New York and New Jersey leaders were in disagreement on how much each state’s agencies should get from the money coming from Coronavirus Response and Relief Supplemental Appropriations Act (CRRSAA) signed into law by former President Donald Trump in December and the ARPA.

Metropolitan Transportation Authority acting chief Janno Lieber had said the money should be divided up based on operating costs, as Congress proposed, while New Jersey and Connecticut pushed for the feds to use an FTA guidance that predated the pandemic and would have earmarked more money for those two states.

The final deal is more in New York’s favor with New Jersey set to lose out on $1 billion, reported NJ.com.

Murphy had been steadfast against the model Congress used over the past 10 months, while he was also running for reelection in a tight race against a Republican challenger. 

On Tuesday, Murphy said in a statement that getting the recovery funds was the top priority for the region’s recovery.

“Nothing is more critical to our region’s economic recovery than our mass transportation system. With this agreement, we ensure a reliable and safe commute as workers return to their offices,” Murphy said.

‘Compromise Formula’

Lieber of the MTA told reporters at an unrelated presser Tuesday that the states reached a compromise after New Jersey officials acknowledged they were getting $300-400 million from Philadelphia area commuters. 

“We used a complicated formula called ‘Compromise Formula,'” Lieber joked when asked how he got New Jersey to agree. “They were getting a good chunk of money and that played into … how the compromise was reached, because they were comfortable in the end.

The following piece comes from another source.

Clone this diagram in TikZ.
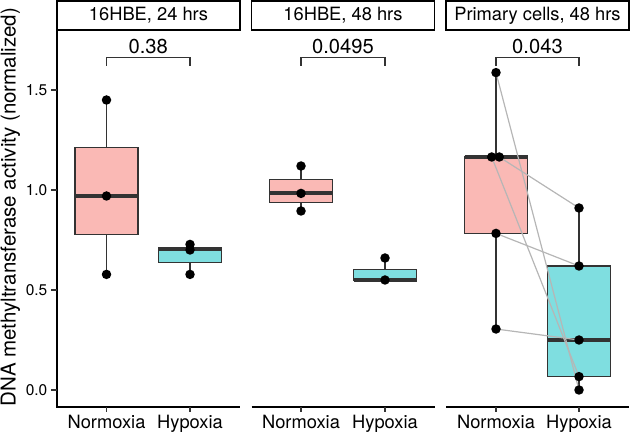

Both sides got comfortable with the compromise.”

MTA officials now work to get the lion’s share of the Empire State’s allocation, but officials are still figuring out the exact distribution among local transit agencies, Lieber said.

The authority’s original goal was to get $10.5 billion and Lieber hoped to still hit that target with the newly-unlocked funds and the $2.2 billion in supplemental ARPA money the state can now apply for.

“There’s still a little bit of allocation inside the state of New York that’s ongoing,” he said. “We have an opportunity — because of the supplemental, the 2.2 billion that’s discretionary — to hit the $10.5 which has always been our goal.”

What about the infrastructure bill?

The money is separate from the $10 billion the MTA is slated to get from the five-year, $1.2 trillion infrastructure bill that just passed in the House on Friday, Nov. 5, which will go to funding more Americans with Disability Act (ADA) accessibility and zero-emissions buses.

MTA will also compete for funding to support larger construction efforts like the extension of the Second Avenue Subway, according to Lieber.

“While we don’t know exactly what will be funded in every category, it’s pretty likely the Second Avenue Subway is going to be the first to benefit,” the transit big said. 

Biden’s infrastructure bill also contains $24 billion targeting the transit improvements along the Northeast Corridor, one of the world’s busiest stretches of rail between Boston and Washington, D.C.

Those funds could boost MTA projects like adding four new Metro-North stops in the Bronx along Amtrak tracks, also known as Penn Station Access, the recently-revived Penn Station redesign, and the Gateway Tunnel project under the Hudson River.